You Tube está cargado de pequeños videos en donde el tímido Baldwin enseña sus experiencias de maestro. Murió el martes 1 de diciembre de 1987 en Saint-Paul de Vence, en Francia, en una clínica para el tratamiento del cáncer. Fue enterrado en un cementerio a unas millas de Nueva York. Pero está vivo, con sus ojos saltones, su voz pausada y su tos nerviosa de estar a punto de poner el dedo en la llaga, en cientos de páginas de internet. Resulta increíble pasar días enteros frente a sus palabras. Todo un viaje en el tiempo. Son los años sesenta. Baldwin vive en París, en paz, acompañado por uno de sus hermanos menores. Y de tanto en tanto viaja a Estados Unidos, su país, donde es entrevistado como un valiente escritor en el exilio. Y, frente a las cámaras en blanco y negro, lanza atrevidas sentencias como “soy un sobreviviente de la última rebelión de los esclavos”; “si uno pelea por sus derechos, es porque no es, aún, un ciudadano”; “no soy pobre ni negro ni gay ni norteamericano: esas son distracciones que no dejan a los demás verme como un ser humano”.
Es 1962. Ya es, según los críticos, “el mejor escritor negro”. Va de tour por el sur de los Estados Unidos, de Durham a Nueva Orleans, explicándoles a los atentos estudiantes de la época su posición sobre los conflictos raciales.
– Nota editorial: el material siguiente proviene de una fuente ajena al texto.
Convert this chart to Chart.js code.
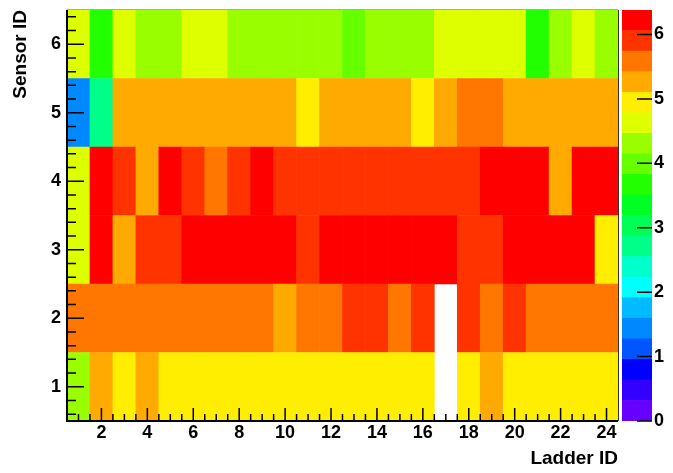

No invita ni al pacifismo del Doctor King ni a la venganza del profeta Malcolm X. No se siente víctima ni victimario. “Fui comprado y vendido como una mula”, dice escogiendo palabra por palabra, “pero no fui nunca una mula”. “No estoy hablando de razas ni de colores”, responde a una pregunta angustiada, “estoy hablando de cómo el lenguaje puede modificar a un hombre: soy un ‘negro’ porque así me nombraron hace cuatrocientos años”. “He estado llegando a la conclusión de que sirvo mucho más muerto que vivo”, piensa en voz alta, “los exilios ajenos sirven profundamente a quienes se los toman como una alegoría”. “¿Quién soy?: un hombre que trabaja del lado de Dios”, reconoce encogiéndose de hombros, “no soy humilde ante los demás hombres pero soy humilde ante Él”.
Su activismo político y sus ensayos sobre el racismo como trampa de la humanidad le sirvieron para no convertir su narrativa en la puesta en escena de sus temas: en la puesta en escena de una agenda política. “Son los políticos, no los escritores, los que se mueven por temas”, dice hoy, en You Tube, como si hoy por fin tuvieran sentido sus palabras. Quien lee sus relatos, lee, sobretodo, personajes: David, el ambiguo rubio a punto de casarse, que se enamora perdidamente de aquel italiano llamado Giovanni; Ruffus Scott, el músico, que se va perdiendo en los callejones de su propia cabeza; Leo Proudhammer, el actor promiscuo bajo los ojos de Dios, que sufre un ataque cardíaco en el escenario.
Quien lee sus relatos, lee, sí, una alegoría, pero detrás de todos se encuentra la moraleja de las grandes obras de arte: que tarde o temprano tendremos que reconocer que lo único que tenemos en nuestras manos es no odiarnos.